School Shootings and the Crisis of Bullying in America's Schools

By Jessie Klein

Pub Date: March 1st, 2012
ISBN: 978-0-8147-4888-6
Publisher: New York Univ.

In her first book, Klein (Sociology and Criminal Justice/Adelphi Univ.) presents an exhaustive and sure-to-be-controversial examination of school shootings, and, more broadly, the culture of violence, intimidation and exclusion that typifies the school experience in America.

“[O]ur children,” she writes, “feel terrorized and tormented on a daily basis.” Boys and girls in school, and increasingly out of school through cyberspace, are subject to a rigid and unforgiving hierarchy based on violently enforced norms.
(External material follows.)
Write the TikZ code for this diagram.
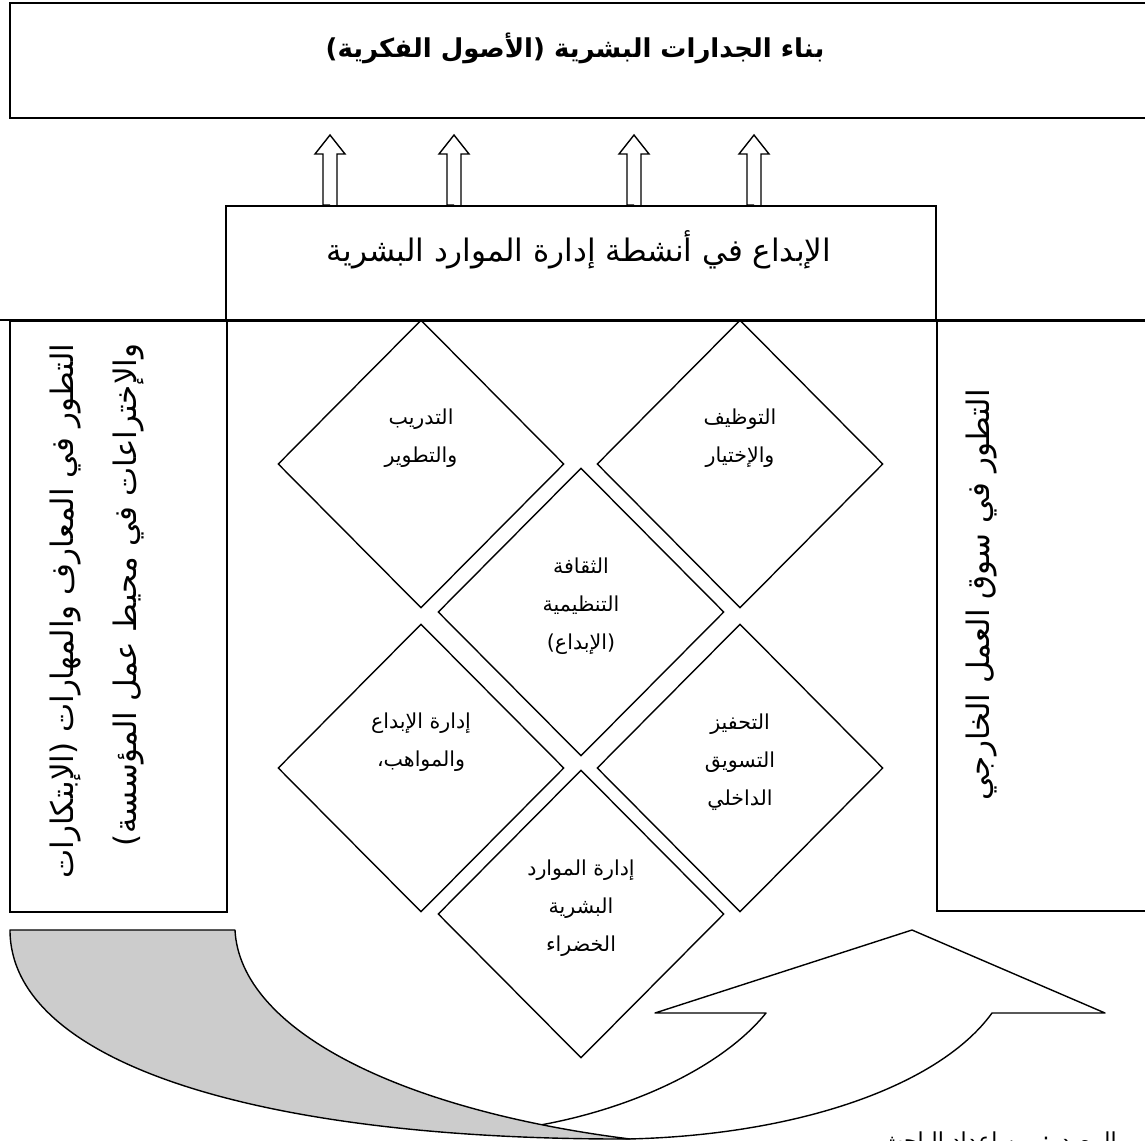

Any deviation from these norms—of rigid heterosexuality, of the proper status symbols signifying wealth, of being strong and able-bodied—is met with a barrage of violent and aggressive behavior, ceaseless bullying and ferocious isolation. In what Klein terms a culture of “hypermasculinity,” cruelty is not only expected but deemed necessary—to not bully is to be bullied. In such a context, school shootings are not so much aberrations but the ultimate act of bullying and affirmation of masculinity by students, mostly boys, marginalized beyond endurance. Students learn bullying behavior from adults, who engage in the same type of individualistic status seeking or simply look the other way in tacit approval of bullying as the norm. In turn, the whole of society sanctions such aggression and cruelty as unbridled capitalism makes life a zero-sum game in which the terror of not making it becomes a war of all against all. While we may not be able to transform the overall culture, Klein provides numerous examples in which compassion and cooperation become dominant values.  While the author writes with clarity and compassion—this is hardly a dry academic tome—it is a big leap from the murderous actions of a few to the condemnation of an entire economic system. Still, it would be a mistake to dismiss Klein’s thesis out of hand, as she offers an opportunity for us to examine, discuss and consider the world we have created for our children.

Overambitious but challenging condemnation of schools as learning grounds for hatred.